Josh Wilson - That Was Then, This Is Now Lyrics
Lyrics
We used to hide from the light
We made friends with the night
We were headed the wrong way on a one way track
Going nowhere fast
We got used to the dark
We thought this is who we are
And we figured that we were just too far gone
But we were wrong
Cause love came running like a river
And we got washed in the water
Then He said you're forgiven
Your sins are gone
That was then, this is now
You’re bought by the blood, saved by the Son the saints all sing about
That was lost, this is found
And it’s time to say goodbye to the old you now
So go ahead, put the past in the past
Box it up like an old photograph
You don’t have to go back
Cause that was then and this is now
We've been remade by grace
We've all got new names
And nothing we do could ever change
What He did that day
When love came running like a river
And we got washed in the water
Then He said you’re forgiven
And you belong
That was then, this is now
You’re bought by the blood, saved by the Son the saints all sing about
That was lost, this is found
And it’s time to say goodbye to the old you now
So go ahead, put the past in the past
Box it up like an old photograph
You don’t have to go back
Cause that was then
If we turn and confess every unrighteousness
He is faithful and just to forgive
Oh, so turn and confess every wrong and regret
And see what it means to live
That was then, this is now
You’re bought by the blood, saved by the Son the saints all sing about
That was lost, this is found
And it’s time to say goodbye to the old you now
So go ahead, put the past in the past
Box it up like an old photograph
You don’t have to go back
Cause that was then and this is now
So go ahead, put the past in the past
Box it up like an old photograph
You don’t have to go back
‘Cause that was then and this is now
Video
Josh Wilson - That Was Then, This Is Now
Meaning & Inspiration
Josh Wilson’s “That Was Then, This Is Now” hits all the right notes for a high-energy, Sunday-morning radio slot. It’s got that upbeat, driving rhythm that makes you want to tap your steering wheel. But when I’m sitting in my kitchen at 3:00 a.m. because the silence is too loud, or when I’m staring at a layoff notice, the command to “box it up like an old photograph” feels a little bit like a dismissive wave of the hand.

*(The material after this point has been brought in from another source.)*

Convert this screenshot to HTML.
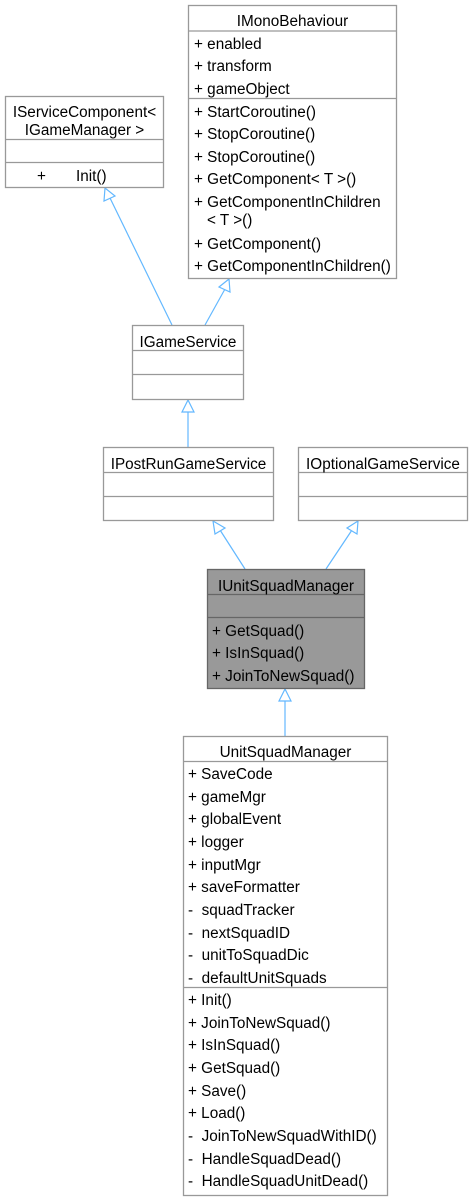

The lyrics insist: “So go ahead, put the past in the past / Box it up like an old photograph.” It sounds clean. It sounds efficient. But does it actually work like that? If you’ve ever sat at a funeral for someone you didn’t get to make peace with, you know that the past doesn't just sit politely in a cardboard box. It follows you into the room, sits at the dinner table, and stares you down while you try to drink your coffee. Telling someone to simply “box it up” feels dangerously close to Cheap Grace—the kind of spiritual shorthand that prioritizes moving on over doing the hard, messy work of integration.
The Apostle John writes, “If we confess our sins, he is faithful and just and will forgive us our sins and purify us from all unrighteousness” (1 John 1:9). This is the bedrock. It’s solid. But notice that confession happens in the present tense. It’s an ongoing act of naming the “wrong and regret,” not necessarily burying it in a closet.
Wilson sings, “We’ve all got new names / And nothing we do could ever change / What He did that day.” I want to believe that. I really do. But the “old you” has a way of showing up when the bank account hits zero or when the old patterns of self-destruction creep back in. If the gospel is just about tucking the past into a box, then what happens when the box bursts open?
Real faith isn't about pretending the past didn't happen or that it no longer leaves a mark. It’s about holding the weight of who we were alongside the promise of who we are. I’m not sure “boxing it up” is the move. Maybe it’s more about laying those jagged, unhealed, ugly parts of our history at the feet of the One who actually has the capacity to hold them, rather than trying to hide them in a shoebox under the bed.
If we don't allow room for the struggle—the reality that we are saints who still stumble—then these lyrics risk becoming just another upbeat anthem that leaves us feeling lonelier when the music stops and the “old me” starts talking back. I hope the “new name” has a little more grit than this song suggests. I need a God who deals with the past, not just one who tells me to store it in the attic.